Obviously, there is no correct answer. But it's worth asking yourself this question. It could be something as simple as "I haven't seen that part of the world". Or it could be something as deeply personal as "I have to rediscover who I am". We all secretly have a traveler inside us, and that traveler has its own personality. The traveler in me, for example, would save budget on transport and spend it on trying unfamiliar cuisines. Think of yourself as making a Traveler Resume applying for a Solo Travel mission, and then ask yourself what motivates you to think about it. Heck, ask yourself "Where do I see myself solo traveling in 5 years" if you feel like it! 2 DO I HAVE THE MONEY? People who travel with family and friends have an easier time justifying the money spent on tourism or holidaying. It's usually Family budget, Honeymoon budget, Reunion budget or something that two or more people would discuss, debate and agree to. But deciding to Solo Travel is like running your own enterprise. Who decides the total budget? You! Who decides cost cutting strategies? You! Who buys risk management services like travel insurance? You! Money is a constraint on the best of us, and it's get tougher when traveling to a country with higher cost of living. Don't sweat it - put on your entrepreneur hat and do the math. Personally, scribbling my budget plan helped me feel more confident of the decision to solo travel. 3 DO "MY PEOPLE" EVEN SOLO TRAVEL? No secret that solo travel has largely been the "tradition" of people from rich countries traveling to Southeast Asia, South America or South Asia. Before my solo trip to China, I genuinely asked myself, raised in a traditional East Asian family, if I was trying to be someone I am not - because that's a really fragile motivation. Over the last 11 years, I have been the first in my family to solo travel to about 43 countries. The first time as well as each of the subsequent times, I found that the desire to solo travel has no cultural boundary. It is no one culture or country's "thing". I dare say that If life affords you the opportunity to solo travel, then you have a human obligation to make that pilgrimage. 4 SHOULD I TALK TO SOMEONE ABOUT THEIR EXPERIENCE?

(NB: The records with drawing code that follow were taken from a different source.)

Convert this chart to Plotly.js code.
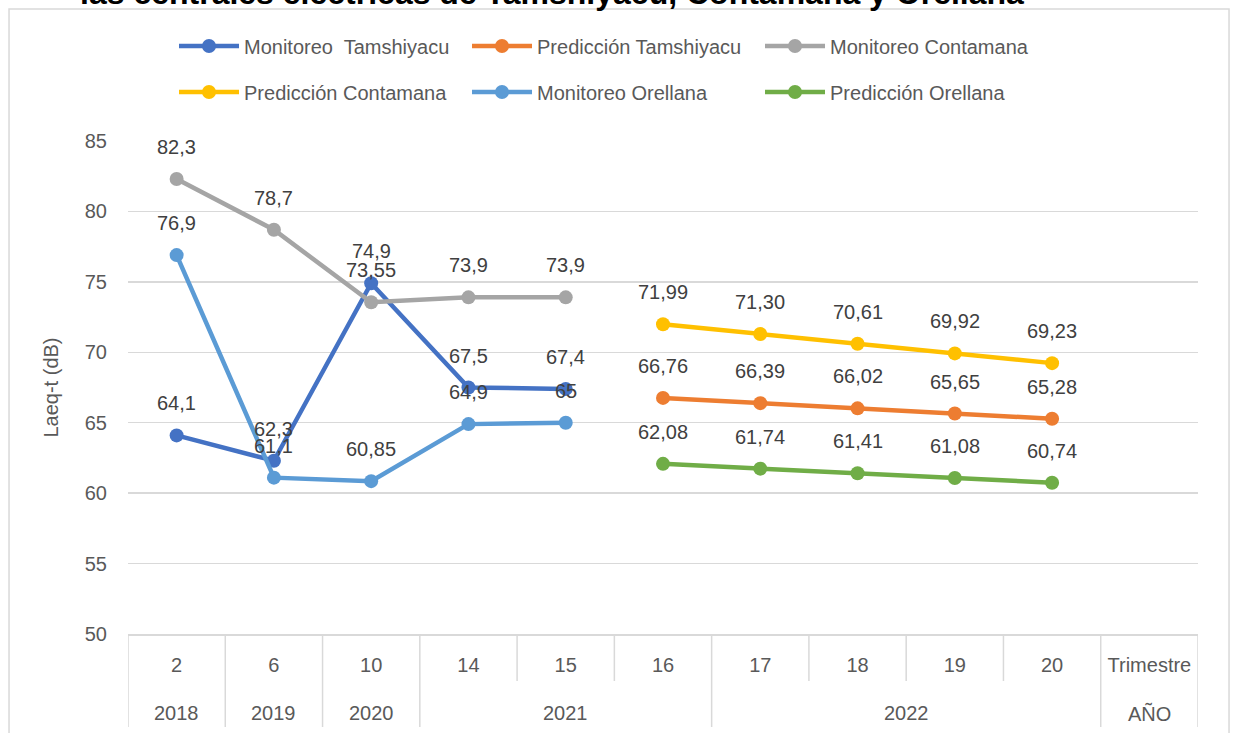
<!DOCTYPE html>
<html><head><meta charset="utf-8">
<script src="https://cdn.plot.ly/plotly-3.0.1.min.js"></script>
<style>body{margin:0;background:#fff}#chart{width:1234px;height:733px}</style>
</head><body><div id="chart"></div>
<script>
// ---- Data ----
const yearLabels    = ["2018","2019","2020","2021","2021","2021","2022","2022","2022","2022","AÑO"];
const quarterLabels = ["2","6","10","14","15","16","17","18","19","20","Trimestre"];

const monitoreoQuarters  = ["2","6","10","14","15"];
const prediccionQuarters = ["16","17","18","19","20"];

const monitoreoTamshiyacu  = [64.1, 62.3, 74.9, 67.5, 67.4];
const prediccionTamshiyacu = [66.76, 66.39, 66.02, 65.65, 65.28];
const monitoreoContamana   = [82.3, 78.7, 73.55, 73.9, 73.9];
const prediccionContamana  = [71.99, 71.30, 70.61, 69.92, 69.23];
const monitoreoOrellana    = [76.9, 61.1, 60.85, 64.9, 65];
const prediccionOrellana   = [62.08, 61.74, 61.41, 61.08, 60.74];

const seriesNames = ["Monitoreo  Tamshiyacu","Predicción Tamshiyacu","Monitoreo Contamana",
                     "Predicción Contamana","Monitoreo Orellana","Predicción Orellana"];
const seriesColors = ["#4472C4","#ED7D31","#A5A5A5","#FFC000","#5B9BD5","#70AD47"];

const titleText = "las centrales eléctricas de Tamshiyacu, Contamana y Orellana";
const yTitle = "Laeq-t (dB)";

// ---- Build ----
const FONT = "Liberation Sans, Arial, sans-serif";
const GRID = "#d9d9d9";
const PLOT_H = 493;
const series = [
  {y: monitoreoTamshiyacu,  kind: "mon"},
  {y: prediccionTamshiyacu, kind: "pred"},
  {y: monitoreoContamana,   kind: "mon"},
  {y: prediccionContamana,  kind: "pred"},
  {y: monitoreoOrellana,    kind: "mon"},
  {y: prediccionOrellana,   kind: "pred"}
];

const traces = [{
  type: "scatter", mode: "markers",
  x: quarterLabels, y: quarterLabels.map(() => null),
  showlegend: false, hoverinfo: "skip"
}];

const annotations = [];
series.forEach((s, i) => {
  const xs = s.kind === "mon" ? monitoreoQuarters : prediccionQuarters;
  traces.push({
    type: "scatter", mode: "lines+markers",
    name: seriesNames[i],
    x: xs, y: s.y,
    line: {color: seriesColors[i], width: 4.5},
    marker: {color: seriesColors[i], size: 14},
    legend: i < 3 ? "legend" : "legend2"
  });
  s.y.forEach((v, j) => {
    const txt = (s.kind === "pred" ? v.toFixed(2) : String(v)).replace(".", ",");
    annotations.push({
      x: quarterLabels.indexOf(xs[j]), y: v, xref: "x", yref: "y",
      text: txt, showarrow: false, yshift: 32,
      font: {family: FONT, size: 20, color: "#404040"}
    });
  });
});

// Year (outer level) labels and separators
const shapes = [];
const groups = [];
yearLabels.forEach((yl, k) => {
  if (k === 0 || yl !== yearLabels[k - 1]) groups.push({label: yl, start: k, end: k});
  else groups[groups.length - 1].end = k;
});
groups.forEach(g => {
  annotations.push({
    x: (g.start + g.end) / 2, xref: "x", y: 0, yref: "paper", yshift: -79,
    yanchor: "middle", showarrow: false, text: g.label,
    font: {family: FONT, size: 20, color: "#595959"}
  });
});
for (let k = 0; k <= quarterLabels.length; k++) {
  const isGroupEdge = k === 0 || k === quarterLabels.length || yearLabels[k] !== yearLabels[k - 1];
  shapes.push({
    type: "line", xref: "x", yref: "paper",
    x0: k - 0.5, x1: k - 0.5, y0: 0, y1: -(isGroupEdge ? 93 : 47) / PLOT_H,
    line: {color: GRID, width: 1.5}
  });
}

// Chart border
shapes.push({
  type: "rect", xref: "paper", yref: "paper",
  x0: -0.1112, x1: 1.029, y0: -0.22, y1: 1.2677,
  line: {color: GRID, width: 1.5}, fillcolor: "rgba(0,0,0,0)", layer: "below"
});

// Title (partially cut at top)
annotations.push({
  xref: "paper", yref: "paper", x: 0.396, y: 1, yshift: 148,
  xanchor: "center", yanchor: "middle", showarrow: false,
  text: "<b>" + titleText + "</b>",
  font: {family: FONT, size: 32, color: "#000"}
});

const legendBase = {
  orientation: "h", x: 0.043, xanchor: "left", yanchor: "middle",
  entrywidth: 218, entrywidthmode: "pixels", itemwidth: 60,
  font: {family: FONT, size: 20, color: "#595959"}, bgcolor: "rgba(0,0,0,0)"
};

const layout = {
  width: 1234, height: 733,
  margin: {l: 128, r: 36, t: 141, b: 99},
  paper_bgcolor: "#fff", plot_bgcolor: "#fff",
  font: {family: FONT, size: 20, color: "#595959"},
  xaxis: {
    type: "category", categoryorder: "array", categoryarray: quarterLabels,
    range: [-0.5, quarterLabels.length - 0.5],
    showgrid: false, zeroline: false,
    showline: true, linecolor: GRID, linewidth: 1.5,
    ticks: "", ticklabelstandoff: 12,
    tickfont: {family: FONT, size: 20, color: "#595959"},
    automargin: false, fixedrange: true
  },
  yaxis: {
    range: [50, 85], tick0: 50, dtick: 5,
    showgrid: true, gridcolor: GRID, gridwidth: 1.5,
    zeroline: false, showline: false, ticks: "",
    tickfont: {family: FONT, size: 20, color: "#595959"},
    ticklabelstandoff: 20,
    title: {text: yTitle, font: {family: FONT, size: 20, color: "#595959"}, standoff: 20},
    automargin: false, fixedrange: true
  },
  legend: Object.assign({}, legendBase, {y: 1 + (141 - 46) / PLOT_H}),
  legend2: Object.assign({}, legendBase, {y: 1 + (141 - 92) / PLOT_H}),
  shapes: shapes,
  annotations: annotations,
  hovermode: false
};

Plotly.newPlot("chart", traces, layout, {displayModeBar: false, staticPlot: true});
</script></body></html>
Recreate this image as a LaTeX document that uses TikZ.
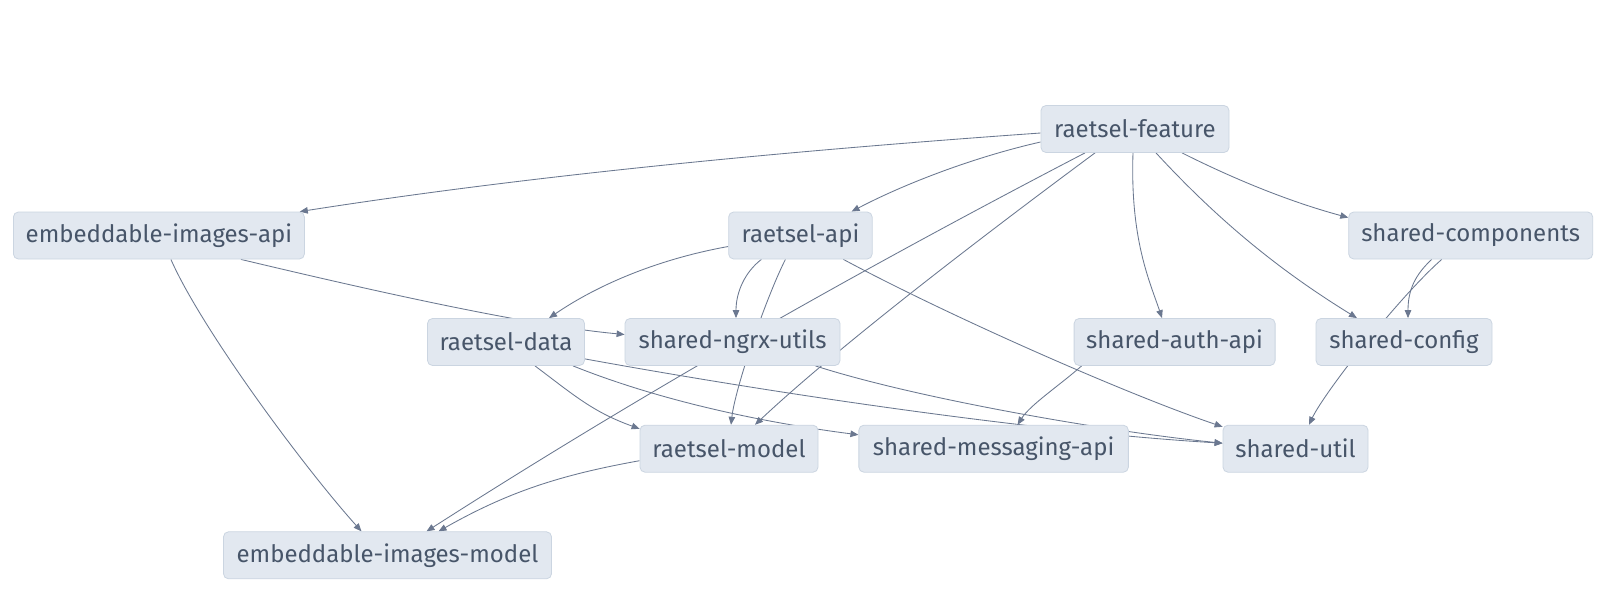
\documentclass[tikz,border=0pt]{standalone}
\usepackage{fontspec}
\setmainfont{Fira Sans}
\usetikzlibrary{arrows.meta,backgrounds}
\definecolor{nodefill}{HTML}{E2E8F0}
\definecolor{nodeline}{HTML}{CBD5E1}
\definecolor{nodetext}{HTML}{475569}
\definecolor{edgecol}{HTML}{6B7890}
\begin{document}
\begin{tikzpicture}[x=1pt,y=1pt,
  box/.style={draw=nodeline, line width=0.8pt, fill=nodefill, rounded corners=5pt,
    text=nodetext, font=\fontsize{24}{28}\selectfont, minimum height=47pt, inner sep=0pt},
  dep/.style={draw=edgecol, line width=0.85pt, -{Triangle[length=8pt,width=6.5pt]}}]
\useasboundingbox (0,0) rectangle (1607,-615);
% nodes
\node[box, minimum width=188pt]   (feature) at (1135,-129)   {raetsel-feature};
\node[box, minimum width=291pt]   (eia)     at (158.9,-235.5) {embeddable-images-api};
\node[box, minimum width=143.5pt] (rapi)    at (800.4,-235.5) {raetsel-api};
\node[box, minimum width=244pt]   (comps)   at (1470.7,-235.5) {shared-components};
\node[box, minimum width=157pt]   (rdata)   at (506,-342)    {raetsel-data};
\node[box, minimum width=215pt]   (ngrx)    at (732.5,-342)  {shared-ngrx-utils};
\node[box, minimum width=201pt]   (auth)    at (1174.6,-342) {shared-auth-api};
\node[box, minimum width=176pt]   (config)  at (1404,-342)   {shared-config};
\node[box, minimum width=178pt]   (model)   at (729,-448.7)  {raetsel-model};
\node[box, minimum width=269.5pt] (sma)     at (993.6,-448.7) {shared-messaging-api};
\node[box, minimum width=145pt]   (util)    at (1295.5,-448.7) {shared-util};
\node[box, minimum width=328pt]   (eim)     at (387.5,-555.3) {embeddable-images-model};
% edges
\begin{scope}[on background layer]
\fill[white] (0,0) rectangle (1607,-615);
\draw[dep] ([yshift=-4]feature.west) .. controls (800,-150) and (540,-174) .. ([xshift=-5]eia.north east);
\draw[dep] ([yshift=-13]feature.west) .. controls (970,-158) and (900,-186) .. ([xshift=-21]rapi.north east);
\draw[dep] ([xshift=-50]feature.south) .. controls (835,-283) and (627,-403) .. ([xshift=39]eim.north);
\draw[dep] ([xshift=-40]feature.south) .. controls (945,-264) and (825,-359) .. ([xshift=26]model.north);
\draw[dep] ([xshift=-2]feature.south) .. controls (1130,-240) and (1150,-282) .. ([xshift=-12.6]auth.north);
\draw[dep] ([xshift=21]feature.south) .. controls (1216,-218) and (1277,-269) .. ([xshift=-47]config.north);
\draw[dep] ([xshift=47]feature.south) .. controls (1232,-178) and (1287,-201) .. ([yshift=-6]comps.north west);
\draw[dep] ([xshift=12]eia.south) .. controls (201,-328) and (302,-465) .. ([xshift=-26]eim.north);
\draw[dep] ([xshift=82]eia.south) .. controls (361,-288) and (523,-325) .. ([yshift=7.5]ngrx.west);
\draw[dep] ([yshift=-11]rapi.west) .. controls (659,-259) and (599,-284) .. ([xshift=43]rdata.north);
\draw[dep] ([xshift=-39]rapi.south) .. controls (745,-272) and (736,-292) .. ([xshift=3.5]ngrx.north);
\draw[dep] ([xshift=-15]rapi.south) .. controls (765,-300) and (735,-389) .. ([xshift=2]model.north);
\draw[dep] ([xshift=43]rapi.south) .. controls (943,-313) and (1123,-393) .. ([yshift=-2]util.north west);
\draw[dep] ([xshift=29]rdata.south) .. controls (575,-396) and (593,-412) .. ([yshift=-4]model.north west);
\draw[dep] ([xshift=67]rdata.south) .. controls (663,-402) and (767,-423) .. ([yshift=-10]sma.north west);
\draw[dep] ([yshift=7]rdata.south east) .. controls (800,-398) and (1050,-433) .. ([yshift=5.5]util.west);
\draw[dep] ([xshift=-25]ngrx.south east) .. controls (915,-398) and (1103,-431) .. ([yshift=5.5]util.west);
\draw[dep] ([yshift=-12]model.west) .. controls (560,-475) and (508,-492) .. ([xshift=51]eim.north);
\draw[dep] ([xshift=-93]auth.south) .. controls (1060,-385) and (1030,-405) .. ([xshift=24]sma.north);
\draw[dep] ([xshift=-39]comps.south) .. controls (1415,-275) and (1408,-290) .. ([xshift=4]config.north);
\draw[dep] ([xshift=-29]comps.south) .. controls (1398,-298) and (1324,-393) .. ([xshift=13.5]util.north);
\end{scope}
\end{tikzpicture}
\end{document}
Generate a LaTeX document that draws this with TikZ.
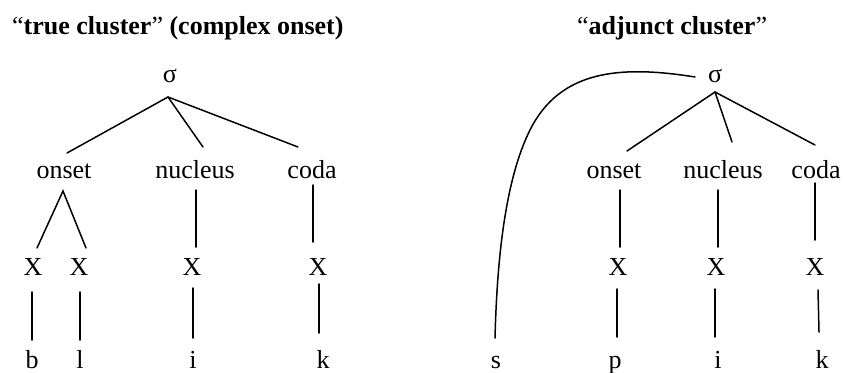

It's easy for me to say now that solo travel gets easier with experience. But before that China trip, I had this illusion that solo travelers are also solo thinkers. I couldn't have been more wrong. Solo travelers are and always have been a community. Before the internet, travelogues and storytelling were the mediums of sharing experience. Now with your phone, you have infinite freedom to find the nuggets of experience most helpful to you. Solopacker.com wants to push that convenience to a real-time map based platform so you can find a trusted travel buddy where you want, when you want, with the travel preferences you want.

5 WHAT WILL I DO IF SOMETHING GOES WRONG?

To me, the answer to this question was as important to me as to my loved ones. Trust me, you don't want to go off the radar and make your family and friends unnecessarily anxious. As a solo traveler from the East, I believe it was already a bonus that I had their trust before heading to a relatively remote part of norther China. It's worth spending some time thinking through what precautions you ought to take in your solo travel, and give them a sense of assurance that you're in the driver's seat of your journey.